The section makes particular provision for European Community or international obligations expressed in quantitative terms.  Where the subordinate legislation is to be used to split such an obligation so that part of the Ministerial function of observing and implementing it can be transferred to the Scottish Ministers, the order cannot be made unless they have been consulted.  The section further provides that the Secretary of State’s powers of intervention under section 58 can be used to ensure that the Scottish Ministers’ share of such an obligation is met.

Parliamentary Consideration
StageDateColumn
CR12-May-98244
LC8-Oct-98624
LC8-Oct-98626
LR2-Nov-98110
Details of Provisions

Subsection (1) enables subordinate legislation to make provision to enable or facilitate the transfer of a function to the Scottish Ministers by virtue of section 53 or 63.  Such provision may, in particular, include modifying that function.

Subsection (2) provides that such subordinate legislation may, in particular, provide that a function will be:

(a)

exercisable separately in or as regards Scotland; or

(b)

exercisable separately within devolved competence (as defined in section 54).

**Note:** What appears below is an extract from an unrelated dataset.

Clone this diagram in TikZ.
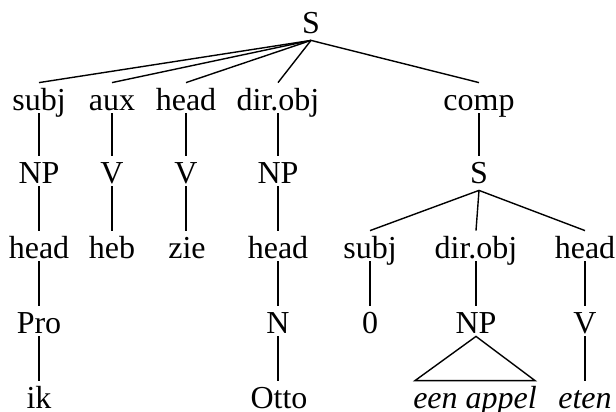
\documentclass[tikz,border=0pt]{standalone}
\usepackage{fontspec}
\setmainfont{Liberation Serif}
\begin{document}
\begin{tikzpicture}[x=0.5pt,y=-0.5pt,
  lab/.style={anchor=base, inner sep=0pt, text height=13.5pt, text depth=1.5pt, font=\fontsize{16}{19}\selectfont},
  top/.style={lab, text depth=3.5pt},
  word/.style={lab, font=\fontsize{16}{19}\selectfont\itshape},
  edge/.style={line width=0.7pt}]
\useasboundingbox (0,0) rectangle (616,412);
% top S
\node[top] (S0) at (311,33) {S};
% row 1
\node[lab] (a1) at (39,110) {subj};
\node[lab] (a2) at (112,110) {aux};
\node[lab] (a3) at (186,110) {head};
\node[lab] (a4) at (278,110) {dir.obj};
\node[lab] (a5) at (479,110) {comp};
% row 2
\node[lab] (b1) at (39,183) {NP};
\node[lab] (b2) at (112,183) {V};
\node[lab] (b3) at (186,183) {V};
\node[lab] (b4) at (278,183) {NP};
\node[top] (S1) at (479,183) {S};
% row 3
\node[lab] (c1) at (39,258) {head};
\node[lab] (c2) at (112,258) {heb};
\node[lab] (c3) at (187,258) {zie};
\node[lab] (c4) at (278,258) {head};
\node[lab] (d1) at (370,258) {subj};
\node[lab] (d2) at (476,258) {dir.obj};
\node[lab] (d3) at (585,258) {head};
% row 4
\node[lab] (e1) at (39,333) {Pro};
\node[lab] (e4) at (278,333) {N};
\node[lab] (f1) at (370,333) {0};
\node[lab] (f2) at (476,333) {NP};
\node[lab] (f3) at (585,333) {V};
% row 5
\node[lab] (g1) at (39,408) {ik};
\node[lab] (g4) at (279,408) {Otto};
\node[word] (h2) at (475,408) {een appel};
\node[word] (h3) at (585,408) {eten};
% edges
\foreach \t in {a1,a2,a3,a4,a5} \draw[edge] (S0.south) -- (\t.north);
\draw[edge] (a1.south) -- (b1.north);
\draw[edge] (a2.south) -- (b2.north);
\draw[edge] (a3.south) -- (b3.north);
\draw[edge] (a4.south) -- (b4.north);
\draw[edge] (a5.south) -- (S1.north);
\draw[edge] (b1.south) -- (c1.north);
\draw[edge] (b2.south) -- (c2.north -| b2.south);
\draw[edge] (b3.south) -- (c3.north -| b3.south);
\draw[edge] (b4.south) -- (c4.north);
\foreach \t in {d1,d2,d3} \draw[edge] (S1.south) -- (\t.north);
\draw[edge] (c1.south) -- (e1.north);
\draw[edge] (c4.south) -- (e4.north);
\draw[edge] (d1.south) -- (f1.north);
\draw[edge] (d2.south) -- (f2.north);
\draw[edge] (d3.south) -- (f3.north);
\draw[edge] (e1.south) -- (g1.north);
\draw[edge] (e4.south) -- (g4.north -| e4.south);
\draw[edge] (f3.south) -- (h3.north);
\draw[edge] (f2.south) -- ([xshift=-30pt]h2.north) -- ([xshift=30pt]h2.north) -- cycle;
\end{tikzpicture}
\end{document}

Subsection (3) provides that subsection (1) may also enable functions to be shared with the Scottish Ministers (thus enabling the UK Minister to continue to hold the function concurrently), or otherwise adapted (under section 63, for example, so that it can be exercised in or as regards Scotland only with the consent of the Scottish Ministers).

Subsection (4) provides that no recommendation shall be made to Her Majesty in Council to make, and no Minister of the Crown shall make, an order under this section if it modifies a function of observing or implementing an obligation mentioned in subsection (5) unless the Scottish Ministers have been consulted about the modification.

Subsection (5) provides that the obligations referred to subsection (4) are international obligations, or obligations under European Community Law, to achieve a result defined by reference to a quantity where the quantity relates to the UK or part of it.

Subsection (6) provides that references in section 58 (powers of intervention of the Secretary of State) to the international obligation are to be read as references to the requirement to achieve the Scottish Ministers’ share of an obligation apportioned under subsection (4).

Subsection (7) provides that references to “Community Law” in sections 29(2)(d) (which provides that it is outwith the competence of the Scottish Parliament to legislate to make a provision which is incompatible with Community law), 57(2) (which provide that a member of the Scottish Executive has no power to make any subordinate legislation, or to do any other act, so far as the legislation or act is incompatible with Community law) and paragraph 1 of Schedule 6 (which defines “devolution issues”) are to be read as including references to the Scottish Ministers’ share of a Community obligation which has been apportioned under sub-section (4).  The effect is that where the Scottish share of a quantitative EC obligation is transferred to the Scottish Ministers, it would be regarded as a matter of Community law and can be enforced on the same basis as any other function of the Scottish Ministers of observing and implementing a Community obligation.

Further provision about the making of subordinate legislation is to be found in sections 112-115 and Schedule 7.  In particular, legislation under the present section can take the form either of an order made by a UK Minister or an Order in Council.  It is subject to procedures in both Houses of the Westminster Parliament.  Under Schedule 7, it may be subject either to negative or affirmative procedure except if it contains provisions which textually amend an Act, in which case it requires affirmative resolution in both Houses.

This power has been exercised up to September 2001 in making:

  • The Scotland Act 1998 (Modification of Functions) Order 1999 (S.I. 1999/1756);

  • The Scotland Act 1998 (Modification of Functions) Order 2000 (S.I. 2000/1458).